La situation des minorités ethniques face au changement climatique soulève des questions fondamentales de justice et d'équité. Comment assurer que ces communautés, qui ont contribué le moins au problème, ne portent pas le fardeau le plus lourd de ses conséquences ?

La notion de "dette climatique" des pays industrialisés envers les pays en développement et les communautés autochtones gagne du terrain. Elle implique non seulement une responsabilité dans la réduction des émissions de gaz à effet de serre, mais aussi un soutien financier et technique pour l'adaptation au changement climatique.

L'inclusion des voix autochtones dans les négociations internationales sur le climat est également cruciale. La participation active de ces communautés aux processus de décision permet d'assurer que les solutions proposées prennent en compte leurs besoins spécifiques et respectent leurs droits.

 

Conclusion

Les minorités ethniques et les peuples autochtones, longtemps marginalisés, se révèlent aujourd'hui comme des acteurs clés dans la lutte contre le changement climatique. Leur sagesse environnementale, leur résilience face aux défis climatiques et leurs connaissances uniques des écosystèmes offrent des perspectives précieuses pour un avenir plus durable.

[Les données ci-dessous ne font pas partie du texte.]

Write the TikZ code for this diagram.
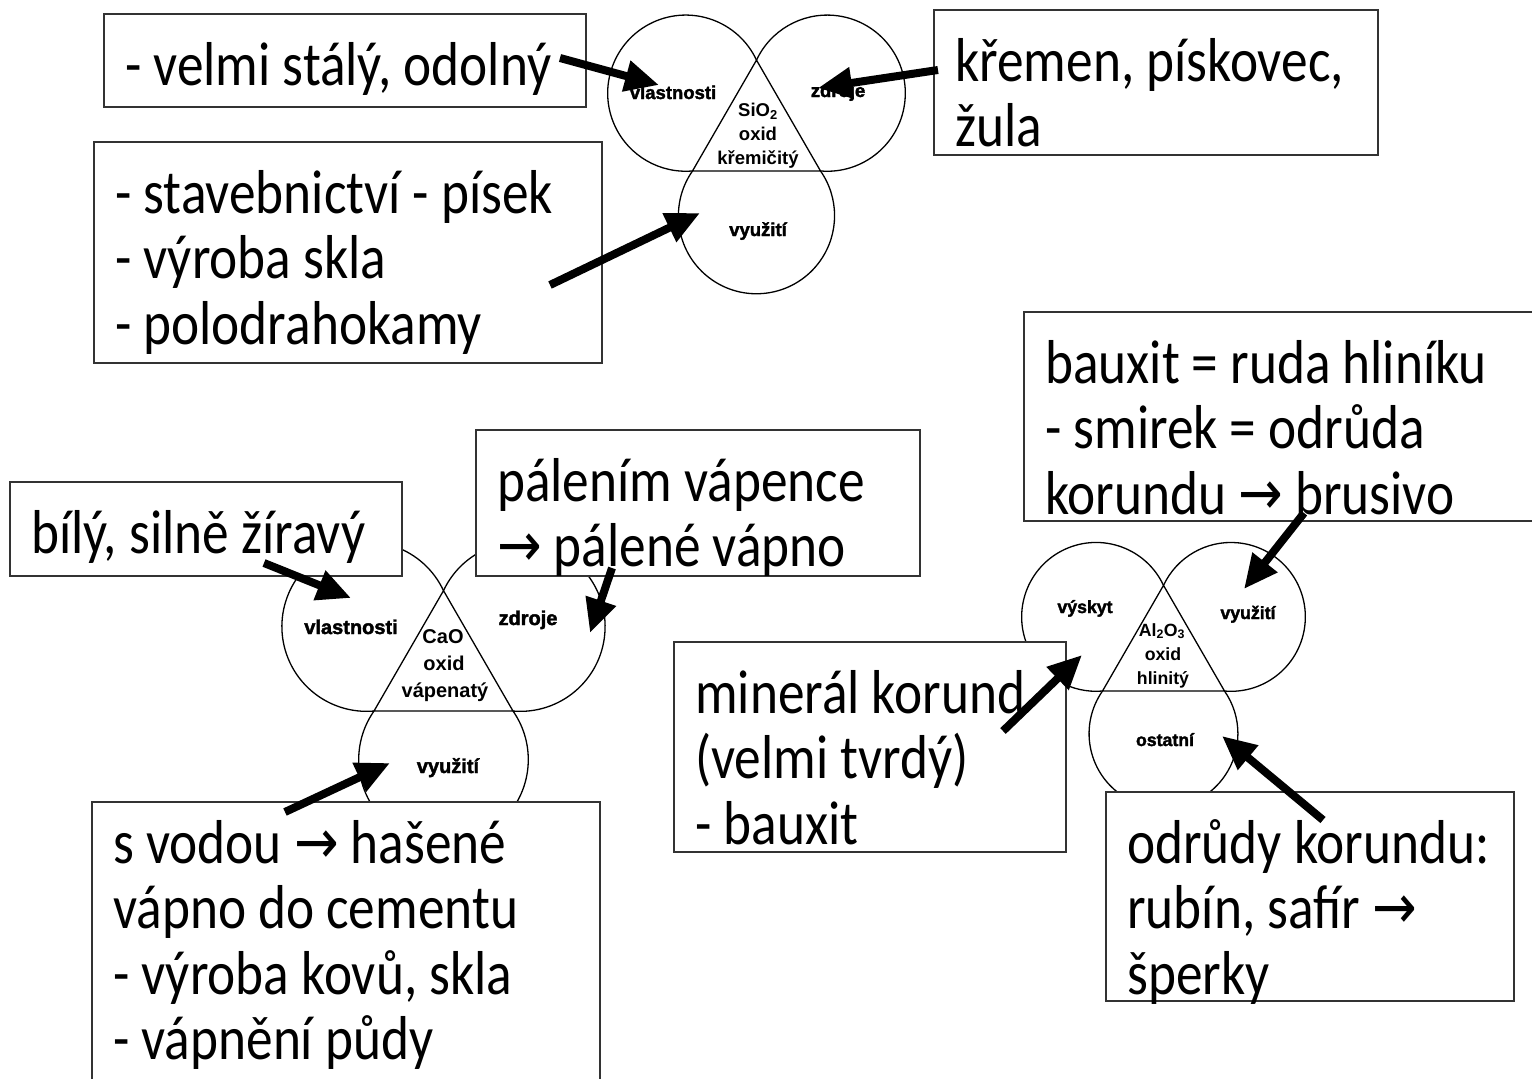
\documentclass[tikz,border=0pt]{standalone}
\usepackage{fontspec}
\setmainfont{Carlito}[FakeStretch=0.86]
\newfontfamily\lobefont{Liberation Sans}[FakeBold=2]
\newfontfamily\corefont{Liberation Sans}
\newfontfamily\arrowfont{DejaVu Sans}[FakeStretch=0.86]
\newcommand\myarrow{{\arrowfont →}}
\usetikzlibrary{arrows.meta}

\tikzset{
  outline/.style={line width=1.3pt, line join=round},
  % three-lobed oxide diagram, unit side length (scale = side in pt)
  trefoil/.pic={
    \draw[outline] (0,0.57735) -- (-0.5,-0.288675) -- (0.5,-0.288675) -- cycle;
    \draw[outline] (0,0.57735) arc[start angle=25.05, end angle=274.95, radius=0.61];
    \draw[outline] (-0.5,-0.288675) arc[start angle=145.05, end angle=394.95, radius=0.61];
    \draw[outline] (0.5,-0.288675) arc[start angle=-94.95, end angle=154.95, radius=0.61];
  },
  infobox/.style={draw=black!80, line width=1.3pt, fill=white, inner sep=0pt,
    outer sep=0pt, anchor=north west},
  txt/.style={anchor=base west, inner sep=0pt, font=\fontsize{62}{64}\selectfont},
  lobe/.style={anchor=base, inner sep=0pt},
  core/.style={anchor=base, inner sep=0pt},
  bigarrow/.style={line width=8pt, -{Triangle[length=34pt,width=30pt]}},
}

\begin{document}
\begin{tikzpicture}[x=1pt,y=1pt]
\useasboundingbox (0,0) rectangle (1532,-1079);
\fill[white] (0,0) rectangle (1532,-1079);

% ---------- SiO2 ----------
\pic[scale=128] (sio) at (756.5,-134) {trefoil};
\begin{scope}[every node/.append style={font=\lobefont\bfseries\fontsize{18.5}{22}\selectfont}]
  \node[lobe] (sio-v) at (673,-99) {vlastnosti};
  \node[lobe] (sio-z) at (838,-97) {zdroje};
  \node[lobe] (sio-u) at (758,-236) {využití};
\end{scope}
\begin{scope}[every node/.append style={font=\corefont\bfseries\fontsize{18.5}{22}\selectfont}]
  \node[core] (sio-c1) at (758,-116) {SiO\textsubscript{2}};
  \node[core] (sio-c2) at (758,-140) {oxid};
  \node[core] (sio-c3) at (758,-164) {křemičitý};
\end{scope}

% ---------- CaO ----------
\pic[scale=139] (cao) at (443.5,-670.9) {trefoil};
\begin{scope}[every node/.append style={font=\lobefont\bfseries\fontsize{20}{24}\selectfont}]
  \node[lobe] (cao-v) at (351,-634) {vlastnosti};
  \node[lobe] (cao-z) at (528,-625) {zdroje};
  \node[lobe] (cao-u) at (448,-773) {využití};
\end{scope}
\begin{scope}[every node/.append style={font=\corefont\bfseries\fontsize{20}{24}\selectfont}]
  \node[core] (cao-c1) at (443,-643) {CaO};
  \node[core] (cao-c2) at (444,-670) {oxid};
  \node[core] (cao-c3) at (445,-697) {vápenatý};
\end{scope}

% ---------- Al2O3 ----------
\pic[scale=122] (alo) at (1163.5,-655.8) {trefoil};
\begin{scope}[every node/.append style={font=\lobefont\bfseries\fontsize{17.7}{21}\selectfont}]
  \node[lobe] (alo-v) at (1085,-613) {výskyt};
  \node[lobe] (alo-u) at (1248,-619) {využití};
  \node[lobe] (alo-o) at (1165,-746) {ostatní};
\end{scope}
\begin{scope}[every node/.append style={font=\corefont\bfseries\fontsize{17.7}{21}\selectfont}]
  \node[core] (alo-c1) at (1162,-636) {Al\textsubscript{2}O\textsubscript{3}};
  \node[core] (alo-c2) at (1163,-660) {oxid};
  \node[core] (alo-c3) at (1163,-684) {hlinitý};
\end{scope}

% ---------- text boxes ----------
\node[infobox, minimum width=482pt, minimum height=93pt] (b1) at (104,-14) {};
\node[txt] (t1a) at (125,-85) {- velmi stálý, odolný};

\node[infobox, minimum width=444pt, minimum height=145pt] (b2) at (934,-10) {};
\node[txt] (t2a) at (955,-81) {křemen, pískovec,};
\node[txt] (t2b) at (955,-146.5) {žula};

\node[infobox, minimum width=508pt, minimum height=221pt] (b3) at (94,-142) {};
\node[txt] (t3a) at (115,-213) {- stavebnictví - písek};
\node[txt] (t3b) at (115,-278.5) {- výroba skla};
\node[txt] (t3c) at (115,-344) {- polodrahokamy};

\node[infobox, minimum width=512pt, minimum height=209pt] (b4) at (1024,-312) {};
\node[txt] (t4a) at (1045,-383) {bauxit = ruda hliníku};
\node[txt] (t4b) at (1045,-448.5) {- smirek = odrůda};
\node[txt] (t4c) at (1045,-514) {korundu \myarrow\ brusivo};

\node[infobox, minimum width=444pt, minimum height=146pt] (b5) at (476,-430) {};
\node[txt] (t5a) at (497,-501) {pálením vápence};
\node[txt] (t5b) at (497,-566.5) {\myarrow\ pálené vápno};

\node[infobox, minimum width=392pt, minimum height=94pt] (b6) at (10,-482) {};
\node[txt] (t6a) at (31,-553) {bílý, silně žíravý};

\node[infobox, minimum width=392pt, minimum height=210pt] (b7) at (674,-642) {};
\node[txt] (t7a) at (695,-713) {minerál korund};
\node[txt] (t7b) at (695,-778.5) {(velmi tvrdý)};
\node[txt] (t7c) at (695,-844) {- bauxit};

\node[infobox, minimum width=508pt, minimum height=290pt] (b8) at (92,-802) {};
\node[txt] (t8a) at (113,-863) {s vodou \myarrow\ hašené};
\node[txt] (t8b) at (113,-928.5) {vápno do cementu};
\node[txt] (t8c) at (113,-994) {- výroba kovů, skla};
\node[txt] (t8d) at (113,-1059.5) {- vápnění půdy};

\node[infobox, minimum width=408pt, minimum height=209pt] (b9) at (1106,-792) {};
\node[txt] (t9a) at (1127,-863) {odrůdy korundu:};
\node[txt] (t9b) at (1127,-928.5) {rubín, safír \myarrow};
\node[txt] (t9c) at (1127,-994) {šperky};

% ---------- pointer arrows ----------
\coordinate (a1s) at (560,-58);    \coordinate (a1e) at (659,-85);
\coordinate (a2s) at (938,-70);    \coordinate (a2e) at (818,-88);
\coordinate (a3s) at (550,-285);   \coordinate (a3e) at (700,-213);
\coordinate (a4s) at (264,-563);   \coordinate (a4e) at (351,-598);
\coordinate (a5s) at (612,-568);   \coordinate (a5e) at (590,-633);
\coordinate (a6s) at (285,-812);   \coordinate (a6e) at (390,-763);
\coordinate (a7s) at (1304,-513);  \coordinate (a7e) at (1244,-589);
\coordinate (a8s) at (1003,-731);  \coordinate (a8e) at (1082,-655);
\coordinate (a9s) at (1323,-820);  \coordinate (a9e) at (1222,-736);
\foreach \i in {1,...,9} \draw[bigarrow] (a\i s) -- (a\i e);
\end{tikzpicture}
\end{document}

Cependant, la préservation de ces savoirs et de ces cultures face aux bouleversements climatiques représente un défi majeur. Il est crucial de reconnaître la valeur de ces connaissances traditionnelles, de soutenir les initiatives d'adaptation menées par ces communautés et d'assurer leur participation active dans les décisions qui les concernent.

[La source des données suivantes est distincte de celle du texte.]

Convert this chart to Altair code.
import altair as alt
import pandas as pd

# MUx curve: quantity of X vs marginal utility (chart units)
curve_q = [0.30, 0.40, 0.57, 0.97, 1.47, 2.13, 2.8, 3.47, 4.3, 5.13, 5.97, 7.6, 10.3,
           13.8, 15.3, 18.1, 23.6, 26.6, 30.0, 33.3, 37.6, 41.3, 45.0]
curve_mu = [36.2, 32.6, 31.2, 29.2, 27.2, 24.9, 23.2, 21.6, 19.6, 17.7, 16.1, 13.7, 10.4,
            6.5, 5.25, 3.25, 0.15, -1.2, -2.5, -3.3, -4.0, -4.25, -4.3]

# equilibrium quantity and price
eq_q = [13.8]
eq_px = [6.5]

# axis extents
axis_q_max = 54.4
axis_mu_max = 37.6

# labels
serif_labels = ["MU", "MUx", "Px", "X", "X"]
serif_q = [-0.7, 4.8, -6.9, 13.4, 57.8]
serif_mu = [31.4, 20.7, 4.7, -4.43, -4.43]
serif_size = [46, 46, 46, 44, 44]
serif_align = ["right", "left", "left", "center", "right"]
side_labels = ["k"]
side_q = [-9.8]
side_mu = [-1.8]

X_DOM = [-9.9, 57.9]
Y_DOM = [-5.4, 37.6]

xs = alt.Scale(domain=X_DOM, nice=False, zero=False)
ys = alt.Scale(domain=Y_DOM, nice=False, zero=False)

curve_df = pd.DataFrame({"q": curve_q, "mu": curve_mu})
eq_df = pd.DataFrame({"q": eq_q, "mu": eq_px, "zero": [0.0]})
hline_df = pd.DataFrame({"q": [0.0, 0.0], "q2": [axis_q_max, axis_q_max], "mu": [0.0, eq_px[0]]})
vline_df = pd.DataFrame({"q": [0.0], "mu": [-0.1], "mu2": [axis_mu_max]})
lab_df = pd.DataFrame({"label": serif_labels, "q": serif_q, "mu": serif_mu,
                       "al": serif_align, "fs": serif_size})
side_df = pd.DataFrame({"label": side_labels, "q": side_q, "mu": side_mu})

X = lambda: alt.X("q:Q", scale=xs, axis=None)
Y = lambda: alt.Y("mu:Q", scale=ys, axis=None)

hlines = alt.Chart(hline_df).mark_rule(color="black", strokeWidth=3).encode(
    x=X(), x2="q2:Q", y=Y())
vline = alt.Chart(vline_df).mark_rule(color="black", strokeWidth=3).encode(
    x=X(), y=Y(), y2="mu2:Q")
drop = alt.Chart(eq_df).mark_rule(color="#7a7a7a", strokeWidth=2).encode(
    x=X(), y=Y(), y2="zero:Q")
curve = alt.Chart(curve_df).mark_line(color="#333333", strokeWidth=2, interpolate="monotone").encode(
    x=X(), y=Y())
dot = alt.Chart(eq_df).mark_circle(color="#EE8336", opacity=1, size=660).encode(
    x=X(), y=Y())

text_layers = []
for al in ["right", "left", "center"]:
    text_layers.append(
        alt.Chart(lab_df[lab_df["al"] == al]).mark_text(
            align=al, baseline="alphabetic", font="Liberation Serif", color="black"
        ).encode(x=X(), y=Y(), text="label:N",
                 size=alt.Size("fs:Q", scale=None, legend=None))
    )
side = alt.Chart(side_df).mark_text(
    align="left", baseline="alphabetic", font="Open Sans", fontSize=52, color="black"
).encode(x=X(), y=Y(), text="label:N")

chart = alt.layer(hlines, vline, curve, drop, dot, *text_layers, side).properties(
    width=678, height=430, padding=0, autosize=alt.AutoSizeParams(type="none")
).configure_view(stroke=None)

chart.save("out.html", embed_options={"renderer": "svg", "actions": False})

En fin de compte, la situation des minorités ethniques face au changement climatique nous rappelle que la lutte contre ce phénomène global ne peut se faire sans prendre en compte les questions de justice, d'équité et de diversité culturelle. C'est en puisant dans la sagesse de ces peuples, tout en mobilisant les ressources et les technologies modernes, que nous pourrons espérer relever le défi climatique qui s'impose à l'humanité tout entière.